There are some obvious differences between the situation in Brazil and that of the US in 2008. Mortgage lending makes up less than 5% of GDP and securitisation plays no role. Barclays Capital also responded directly to Mr Marshall and Mr Rajpal's article, challenging the notion that debt servicing costs are too high or have even been growing.

BarCap's analysts “looked into official (and hard) data to prove the opposite” of the conclusion reached by the article. “Extended loan terms and lower interest rates, both a result of increased penetration of secured types of consumer loans (auto and payroll loans explain roughly 70% of the growth in consumer credit), led households to manage to keep total debt service fairly stable throughout [the past four years] at 20% to 25% of total income.”

Silvia Valadares, head of economic analysis at Itaú Unibanco, says relevant calculations for the consumer debt service burden (consumer debt servicing as a percentage of GDP) come up with widely varying outcomes – and that Brazil’s is still likely to be lower than that of the US. “When we calculate it as a ratio of GDP we find that it was 10.5% in the US in 2007, and for Brazil now it’s 9.7%,” she says. “Next year we don’t expect it to go much over 10.2%. Since we have started from a much higher rate of delinquency than the US, much of that has long ago been priced in.”

Generating growth

Brazil’s current economic rate of growth – 7.6% last year and projected at 4.5% this year – is partly the result of the fact that the stability that allows for credit growth is present for the first time in a generation. Before the introduction of the real and very high interest rates in the 1990s, the hyperinflation they were meant to tame meant credit was unavailable to large portions of the population. The secular trend of interest rates to fall – and this very low starting point – leads many to believe such growth is sustainable. Walter Malieni, director of credit at Banco do Brasil, points out that the credit to GDP ratio in stable Chile is almost double that of Brazil.
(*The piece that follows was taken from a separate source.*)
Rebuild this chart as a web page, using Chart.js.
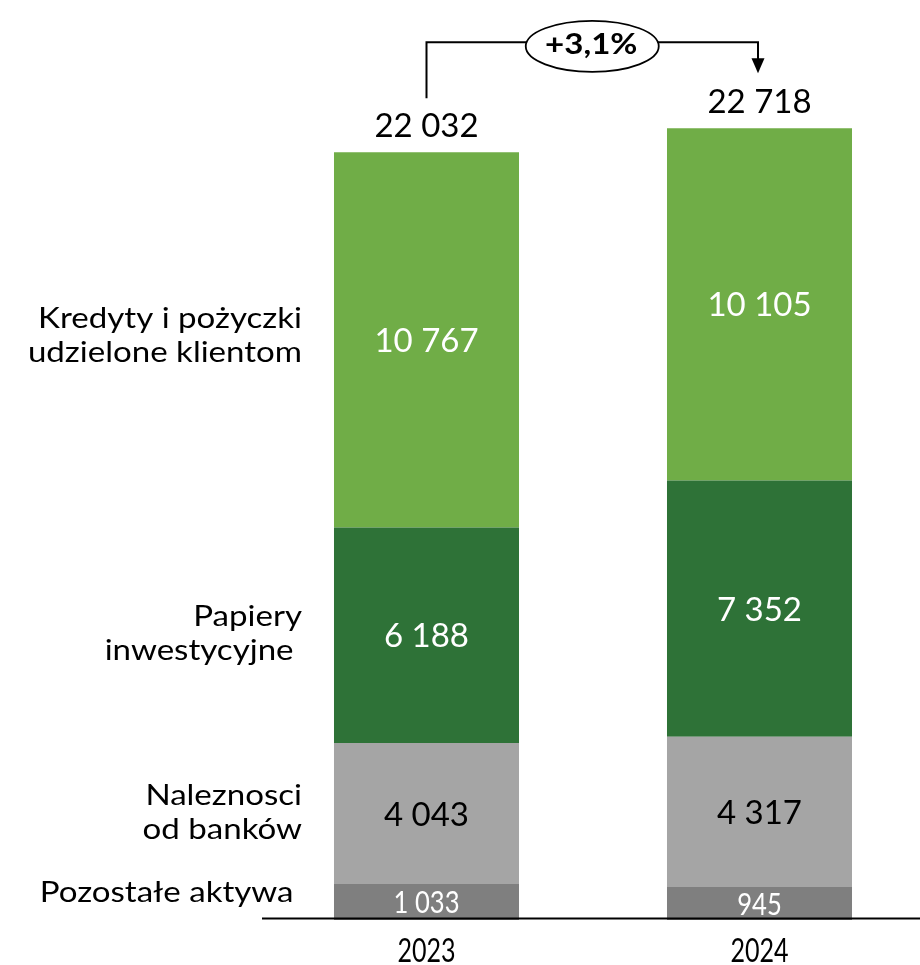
<!DOCTYPE html>
<html>
<head>
<meta charset="utf-8">
<script src="https://cdn.jsdelivr.net/npm/chart.js@4.4.1/dist/chart.umd.min.js"></script>
<style>
  html, body { margin: 0; padding: 0; background: #fff; overflow: hidden; }
  #wrap { width: 920px; height: 965px; overflow: hidden; position: relative; }
  canvas { display: block; }
</style>
</head>
<body>
<div id="wrap"><canvas id="c" width="926" height="965"></canvas></div>
<script>
// ---- data ----
const categories = ['2023', '2024'];
const seriesNames = ['Pozostałe aktywa ', 'Naleznosci\nod banków', 'Papiery\ninwestycyjne ', 'Kredyty i pożyczki\nudzielone klientom'];
const pozostaleAktywa = [1033, 945];
const naleznosciOdBankow = [4043, 4317];
const papieryInwestycyjne = [6188, 7352];
const kredytyIPozyczki = [10767, 10105];
const totals = [22032, 22718];
const growthLabel = '+3,1%';

const seriesColors = ['#7F7F7F', '#A5A5A5', '#2E7237', '#70AD47'];
const labelColors = ['#FFFFFF', '#000000', '#FFFFFF', '#FFFFFF'];
const FONT = 'Lato, Carlito, "Noto Sans", sans-serif';

function fmt(n) { return String(n).replace(/\B(?=(\d{3})+(?!\d))/g, ' '); }

function scaledText(ctx, text, x, y, sx) {
  ctx.save();
  ctx.translate(x, y);
  ctx.scale(sx, 1);
  ctx.fillText(text, 0, 0);
  ctx.restore();
}

const overlay = {
  id: 'overlay',
  afterDatasetsDraw(chart) {
    const ctx = chart.ctx;
    const area = chart.chartArea;
    const xs = chart.scales.x;
    ctx.save();
    ctx.textBaseline = 'alphabetic';

    // value labels inside segments
    chart.data.datasets.forEach((ds, i) => {
      const meta = chart.getDatasetMeta(i);
      meta.data.forEach((el, j) => {
        const cy = (el.y + el.base) / 2;
        const small = (el.base - el.y) < 45;
        ctx.fillStyle = labelColors[i];
        ctx.textAlign = 'center';
        if (small) {
          ctx.font = '30.5px ' + FONT;
          scaledText(ctx, fmt(ds.data[j]), el.x, cy + 11, 0.84);
        } else {
          ctx.font = '33px ' + FONT;
          ctx.fillText(fmt(ds.data[j]), el.x, cy + 12);
        }
      });
    });

    // category labels on the left, aligned with 2023 segments
    ctx.fillStyle = '#000';
    ctx.font = '28.5px ' + FONT;
    ctx.textAlign = 'right';
    chart.data.datasets.forEach((ds, i) => {
      const el = chart.getDatasetMeta(i).data[0];
      const cy = (el.y + el.base) / 2;
      const lines = seriesNames[i].split('\n');
      let y0 = lines.length === 1 ? cy : cy - 9;
      if (i === 3) y0 = cy - 11.5;
      lines.forEach((ln, k) => scaledText(ctx, ln, area.left + 42, y0 + k * 34, 1.16));
    });

    // axis line
    const yBase = chart.scales.y.getPixelForValue(0);
    ctx.strokeStyle = '#000';
    ctx.lineWidth = 2;
    ctx.beginPath();
    ctx.moveTo(area.left + 2, yBase - 1.5);
    ctx.lineTo(area.right, yBase - 1.5);
    ctx.stroke();

    // year labels (condensed)
    ctx.font = '33px ' + FONT;
    ctx.textAlign = 'center';
    categories.forEach((c, j) => scaledText(ctx, c, xs.getPixelForValue(j), yBase + 41.5, 0.76));

    // totals above bars
    const topMeta = chart.getDatasetMeta(chart.data.datasets.length - 1);
    ctx.font = '33px ' + FONT;
    const tops = topMeta.data.map(el => el.y);
    const xsBar = topMeta.data.map(el => el.x);
    totals.forEach((t, j) => ctx.fillText(fmt(t), xsBar[j], tops[j] - 15.5));

    // growth bracket
    const hy = Math.min(...tops) - 86;
    const x1 = xsBar[0], x2 = xsBar[1] - 1.5;
    const tip = tops[1] - 55;
    ctx.lineWidth = 2;
    ctx.beginPath();
    ctx.moveTo(x1, tops[0] - 54);
    ctx.lineTo(x1, hy);
    ctx.lineTo(x2, hy);
    ctx.lineTo(x2, tip - 14);
    ctx.stroke();
    ctx.beginPath();
    ctx.moveTo(x2 - 6.5, tip - 15);
    ctx.lineTo(x2 + 6.5, tip - 15);
    ctx.lineTo(x2, tip);
    ctx.closePath();
    ctx.fillStyle = '#000';
    ctx.fill();

    const ex = (x1 + x2) / 2, ey = hy + 4;
    ctx.beginPath();
    ctx.ellipse(ex, ey, 66.5, 25.5, 0, 0, Math.PI * 2);
    ctx.fillStyle = '#fff';
    ctx.fill();
    ctx.lineWidth = 1.8;
    ctx.stroke();
    ctx.fillStyle = '#000';
    ctx.font = 'bold 29px ' + FONT;
    scaledText(ctx, growthLabel, ex - 1, ey + 7.5, 1.14);

    ctx.restore();
  }
};

new Chart(document.getElementById('c'), {
  type: 'bar',
  data: {
    labels: categories,
    datasets: [
      { label: seriesNames[0], data: pozostaleAktywa, backgroundColor: seriesColors[0] },
      { label: seriesNames[1], data: naleznosciOdBankow, backgroundColor: seriesColors[1] },
      { label: seriesNames[2], data: papieryInwestycyjne, backgroundColor: seriesColors[2] },
      { label: seriesNames[3], data: kredytyIPozyczki, backgroundColor: seriesColors[3] }
    ]
  },
  options: {
    responsive: false,
    animation: false,
    devicePixelRatio: 1,
    layout: { padding: { left: 260, right: 0, top: 0, bottom: 45 } },
    datasets: { bar: { barPercentage: 0.5556, categoryPercentage: 1, borderWidth: 0 } },
    plugins: { legend: { display: false }, tooltip: { enabled: false }, title: { display: false } },
    scales: {
      x: { stacked: true, display: false },
      y: { stacked: true, display: false, min: 0, max: 26400 }
    }
  },
  plugins: [overlay]
});
</script>
</body>
</html>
Others offer views on why the situation should not be blown out of proportion. “I don’t think there is a systemic risk,” says Tony Volpon, head of emerging market research for the Americas at Nomura Securities in New York. “Credit growth is concentrated in the new middle class, a large part of the population, but they started with almost no credit at all. They have seen very big increases in wages and income over this time period so there has been some fundamental backing to this [credit growth]. And the large banks which are systemically important are pretty well capitalised, much more than when the US had credit problems.”
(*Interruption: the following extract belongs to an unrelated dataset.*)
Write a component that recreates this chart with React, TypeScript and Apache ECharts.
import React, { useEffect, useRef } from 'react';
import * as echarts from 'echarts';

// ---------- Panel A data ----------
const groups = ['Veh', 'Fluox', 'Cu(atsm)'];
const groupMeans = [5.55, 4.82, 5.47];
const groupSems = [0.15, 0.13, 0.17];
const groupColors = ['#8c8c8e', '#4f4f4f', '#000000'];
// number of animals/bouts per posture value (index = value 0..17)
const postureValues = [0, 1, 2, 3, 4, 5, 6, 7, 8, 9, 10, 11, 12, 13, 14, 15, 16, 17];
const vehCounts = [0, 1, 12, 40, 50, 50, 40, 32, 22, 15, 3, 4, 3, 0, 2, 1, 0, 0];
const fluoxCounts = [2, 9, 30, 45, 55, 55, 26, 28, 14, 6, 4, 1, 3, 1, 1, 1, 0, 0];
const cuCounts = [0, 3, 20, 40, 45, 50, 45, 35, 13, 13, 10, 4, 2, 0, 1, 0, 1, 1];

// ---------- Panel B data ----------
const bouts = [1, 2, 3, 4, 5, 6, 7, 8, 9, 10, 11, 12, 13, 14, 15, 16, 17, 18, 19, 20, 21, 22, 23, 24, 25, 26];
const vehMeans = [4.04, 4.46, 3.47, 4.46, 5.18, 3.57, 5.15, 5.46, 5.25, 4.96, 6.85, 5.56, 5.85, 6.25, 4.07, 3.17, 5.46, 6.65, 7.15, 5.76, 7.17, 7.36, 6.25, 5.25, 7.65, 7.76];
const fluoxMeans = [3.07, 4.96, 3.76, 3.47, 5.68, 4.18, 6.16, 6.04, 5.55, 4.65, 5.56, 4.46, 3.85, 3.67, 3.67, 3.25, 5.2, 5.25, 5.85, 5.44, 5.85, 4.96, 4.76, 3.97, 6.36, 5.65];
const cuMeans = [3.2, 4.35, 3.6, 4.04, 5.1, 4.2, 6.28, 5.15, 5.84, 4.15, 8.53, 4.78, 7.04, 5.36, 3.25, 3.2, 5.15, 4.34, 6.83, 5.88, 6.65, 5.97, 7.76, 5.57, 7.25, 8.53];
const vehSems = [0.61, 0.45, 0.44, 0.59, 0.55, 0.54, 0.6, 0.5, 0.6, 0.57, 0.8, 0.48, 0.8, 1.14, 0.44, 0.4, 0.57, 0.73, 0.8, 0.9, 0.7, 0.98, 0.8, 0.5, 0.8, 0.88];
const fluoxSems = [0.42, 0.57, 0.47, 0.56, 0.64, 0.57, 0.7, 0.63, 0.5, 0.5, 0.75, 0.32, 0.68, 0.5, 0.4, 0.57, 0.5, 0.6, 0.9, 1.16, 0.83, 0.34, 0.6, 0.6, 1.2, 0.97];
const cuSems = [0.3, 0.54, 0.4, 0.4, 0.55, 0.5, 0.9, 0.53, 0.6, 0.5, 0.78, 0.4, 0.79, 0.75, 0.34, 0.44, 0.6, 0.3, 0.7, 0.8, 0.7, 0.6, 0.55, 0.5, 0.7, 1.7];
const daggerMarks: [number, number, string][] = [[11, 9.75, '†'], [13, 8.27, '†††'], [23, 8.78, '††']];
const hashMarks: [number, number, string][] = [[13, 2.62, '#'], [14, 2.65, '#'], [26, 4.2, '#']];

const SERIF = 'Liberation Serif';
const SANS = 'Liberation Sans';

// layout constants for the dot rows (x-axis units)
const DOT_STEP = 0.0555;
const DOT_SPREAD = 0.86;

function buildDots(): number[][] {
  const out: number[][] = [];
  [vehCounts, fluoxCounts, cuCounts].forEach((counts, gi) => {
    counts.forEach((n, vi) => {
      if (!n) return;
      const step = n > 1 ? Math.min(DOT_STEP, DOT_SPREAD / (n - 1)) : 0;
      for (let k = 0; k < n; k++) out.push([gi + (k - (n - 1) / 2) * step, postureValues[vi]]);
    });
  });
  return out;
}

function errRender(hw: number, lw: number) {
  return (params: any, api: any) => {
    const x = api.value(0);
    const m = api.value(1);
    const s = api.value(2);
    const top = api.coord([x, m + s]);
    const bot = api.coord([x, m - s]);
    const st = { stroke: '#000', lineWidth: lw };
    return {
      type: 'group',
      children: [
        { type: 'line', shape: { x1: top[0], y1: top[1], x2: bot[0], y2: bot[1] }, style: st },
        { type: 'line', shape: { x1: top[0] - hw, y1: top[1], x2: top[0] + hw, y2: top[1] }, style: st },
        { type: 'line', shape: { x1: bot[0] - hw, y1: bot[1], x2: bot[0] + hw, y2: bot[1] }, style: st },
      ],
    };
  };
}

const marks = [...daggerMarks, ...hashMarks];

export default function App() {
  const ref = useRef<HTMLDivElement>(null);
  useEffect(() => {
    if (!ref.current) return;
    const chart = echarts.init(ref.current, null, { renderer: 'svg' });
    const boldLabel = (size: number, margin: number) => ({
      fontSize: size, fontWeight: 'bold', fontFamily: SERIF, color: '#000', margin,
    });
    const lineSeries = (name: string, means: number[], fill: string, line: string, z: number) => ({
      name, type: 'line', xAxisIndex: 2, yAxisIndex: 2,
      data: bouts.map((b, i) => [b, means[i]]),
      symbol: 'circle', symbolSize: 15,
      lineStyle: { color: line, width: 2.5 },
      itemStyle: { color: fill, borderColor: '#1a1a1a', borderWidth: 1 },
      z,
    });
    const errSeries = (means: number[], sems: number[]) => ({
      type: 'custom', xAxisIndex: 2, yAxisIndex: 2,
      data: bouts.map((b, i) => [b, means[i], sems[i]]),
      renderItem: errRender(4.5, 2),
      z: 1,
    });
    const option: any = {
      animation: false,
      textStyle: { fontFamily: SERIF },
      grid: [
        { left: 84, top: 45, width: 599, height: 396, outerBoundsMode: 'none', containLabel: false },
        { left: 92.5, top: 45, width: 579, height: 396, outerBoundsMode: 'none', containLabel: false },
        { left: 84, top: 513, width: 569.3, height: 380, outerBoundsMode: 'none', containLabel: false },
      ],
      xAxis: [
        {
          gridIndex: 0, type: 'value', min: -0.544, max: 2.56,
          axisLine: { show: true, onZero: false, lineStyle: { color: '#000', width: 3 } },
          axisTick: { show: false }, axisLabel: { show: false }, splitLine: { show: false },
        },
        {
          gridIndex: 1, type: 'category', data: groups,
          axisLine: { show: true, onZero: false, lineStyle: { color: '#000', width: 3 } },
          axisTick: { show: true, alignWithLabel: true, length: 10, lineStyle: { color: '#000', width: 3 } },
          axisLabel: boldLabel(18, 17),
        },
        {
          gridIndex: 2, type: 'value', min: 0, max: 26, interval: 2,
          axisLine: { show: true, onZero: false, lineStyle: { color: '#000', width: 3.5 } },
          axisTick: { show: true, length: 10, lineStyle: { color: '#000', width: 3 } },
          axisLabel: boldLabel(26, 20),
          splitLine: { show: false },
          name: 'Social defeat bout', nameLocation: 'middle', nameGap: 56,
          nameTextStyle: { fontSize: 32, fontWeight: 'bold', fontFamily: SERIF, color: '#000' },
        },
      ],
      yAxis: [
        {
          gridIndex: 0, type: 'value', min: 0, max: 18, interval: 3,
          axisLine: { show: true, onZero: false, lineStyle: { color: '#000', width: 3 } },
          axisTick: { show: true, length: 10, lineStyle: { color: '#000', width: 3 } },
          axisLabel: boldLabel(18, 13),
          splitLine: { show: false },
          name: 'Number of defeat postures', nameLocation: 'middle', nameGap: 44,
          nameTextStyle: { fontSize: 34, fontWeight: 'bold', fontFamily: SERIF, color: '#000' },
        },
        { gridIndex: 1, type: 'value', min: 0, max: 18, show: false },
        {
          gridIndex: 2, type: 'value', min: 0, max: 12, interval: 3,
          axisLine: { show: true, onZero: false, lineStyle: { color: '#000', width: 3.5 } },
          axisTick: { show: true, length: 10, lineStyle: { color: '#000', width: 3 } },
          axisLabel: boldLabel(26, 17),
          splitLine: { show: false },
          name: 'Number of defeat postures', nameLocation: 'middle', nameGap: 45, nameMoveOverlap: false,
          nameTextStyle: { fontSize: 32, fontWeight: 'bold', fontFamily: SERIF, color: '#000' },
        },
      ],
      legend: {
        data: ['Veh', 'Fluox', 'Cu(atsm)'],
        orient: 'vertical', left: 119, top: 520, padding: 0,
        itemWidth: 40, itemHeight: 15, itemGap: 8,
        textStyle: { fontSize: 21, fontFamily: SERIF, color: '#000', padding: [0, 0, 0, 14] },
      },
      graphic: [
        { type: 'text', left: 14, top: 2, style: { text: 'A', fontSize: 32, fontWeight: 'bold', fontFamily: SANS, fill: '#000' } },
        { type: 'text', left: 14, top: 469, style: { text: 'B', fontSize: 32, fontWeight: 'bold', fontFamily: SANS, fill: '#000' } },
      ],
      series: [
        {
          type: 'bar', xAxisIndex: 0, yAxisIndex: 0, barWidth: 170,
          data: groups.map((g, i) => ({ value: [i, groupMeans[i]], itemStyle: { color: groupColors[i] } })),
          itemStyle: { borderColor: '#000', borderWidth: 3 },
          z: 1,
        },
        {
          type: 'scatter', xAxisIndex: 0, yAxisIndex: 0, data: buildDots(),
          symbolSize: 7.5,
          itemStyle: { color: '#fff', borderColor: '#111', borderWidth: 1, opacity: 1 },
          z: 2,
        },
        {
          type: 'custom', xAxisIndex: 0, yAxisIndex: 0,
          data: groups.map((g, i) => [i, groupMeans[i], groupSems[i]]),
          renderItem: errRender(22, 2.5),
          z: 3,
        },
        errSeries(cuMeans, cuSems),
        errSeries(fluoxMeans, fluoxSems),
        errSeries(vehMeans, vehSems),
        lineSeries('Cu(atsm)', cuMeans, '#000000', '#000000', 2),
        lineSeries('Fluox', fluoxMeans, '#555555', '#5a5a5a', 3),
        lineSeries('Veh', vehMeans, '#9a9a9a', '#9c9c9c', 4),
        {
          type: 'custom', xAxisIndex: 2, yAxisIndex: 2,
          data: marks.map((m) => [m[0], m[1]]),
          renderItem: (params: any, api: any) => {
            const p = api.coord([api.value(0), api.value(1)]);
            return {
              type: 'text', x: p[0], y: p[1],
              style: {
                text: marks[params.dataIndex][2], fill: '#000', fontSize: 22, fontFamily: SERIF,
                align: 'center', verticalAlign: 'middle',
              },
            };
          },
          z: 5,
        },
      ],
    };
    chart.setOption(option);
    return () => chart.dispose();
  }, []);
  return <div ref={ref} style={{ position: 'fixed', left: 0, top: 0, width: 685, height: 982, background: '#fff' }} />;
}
Brazil’s own history of financial crises means it has a very conservative set of regulations, which requires banks to demonstrate a high degree of transparency and large capital reserves. Many of the large banks hold more capital than is required by law.

As for the cost of servicing debt in Brazil, Mr Volpon says: “We looked at the data in the Financial Times article and we came up with numbers which were nowhere near what they got.”

Mr Goldfajn explains that it might be counter-intuitive that credit as a ratio of GDP would rise so fast without a corresponding rise in the cost of servicing that debt, but the rapid maturation of Brazil’s credit markets have made that possible. The increased levels of debt are spread across longer terms and with lower rates.

“There are three important things: the amount of leverage, the interest on that leverage, and the maturity of the leverage. If at some point we start to see debt going up without the other two changing, then we should be worried. But we aren’t seeing that at the moment,” says Mr Goldfajn.

A note of caution

Of course, the widespread view that the fears of Mr Marshall and Mr Rajpal were overstated does not mean there are no grounds for caution. After the crisis, the Brazilian government instituted a largely effective set of counter-cyclical policies and is only now applying the brakes. The government expanded spending but also credit into the economy, led by state-run Banco do Brasil, and may not have stopped quickly enough. And there is the issue of high levels of capital inflows to the country and the risks they pose for moderating credit growth.

In a speech delivered in February, Luiz Awazu Pereira da Silva, deputy governor at the Central Bank of Brazil, said that although the bank redirects these inflows into reserves, “there is always a part that stays in the market. And that part has been getting bigger in the past few months, adding to a less than healthy expansion in [consumer] credit.” But at the same time, he does not judge this as a big risk to the economy and cites the government’s “macro-prudential measures”, largely increasing banks’ reserve requirements, as adequate to the task of handling it. “It is important to emphasise that, with regards to credit, we only saw it necessary to mitigate risk in certain types of consumer credit,” he says.

The expansion in consumer credit to the new middle classes occurred largely in payroll loans, so-called ‘consignado’, and auto loans – as a post-crisis measure the latter also had the advantage of boosting Brazil’s auto construction industry. Mr Volpon says that, as with some of the fiscal heating that happened at the end of the presidency of Luiz Inácio Lula da Silva, this credit expansion might have overstepped recently. “There has been some exaggeration in certain segments of the market – in the auto sector, car loans, basically – and the central bank itself has realised that things have got out of control,” he says, adding that he central bank is trying to address this.

Ms Valadares says that even with the state-led push to expand credit, there has actually been a deceleration in recent years. “During the crisis, in 2008, we were increasing loans in real terms by 20.8%, then in 2009 by 15% and in 2010 by 12%.”

“Fiscal policy was too expansionary [after the crisis was resolved],” says Mr Goldfajn. “Government credit expansion also needs to understand that it should not be expansionary after the fact. But there are other risks I am more concerned about than the possibility of a bubble,” he says. “There is the fiscal expansion, the capacity of financing long-term investment, among others. These are important issues that concern me a lot more than whether there is a bubble in credit.”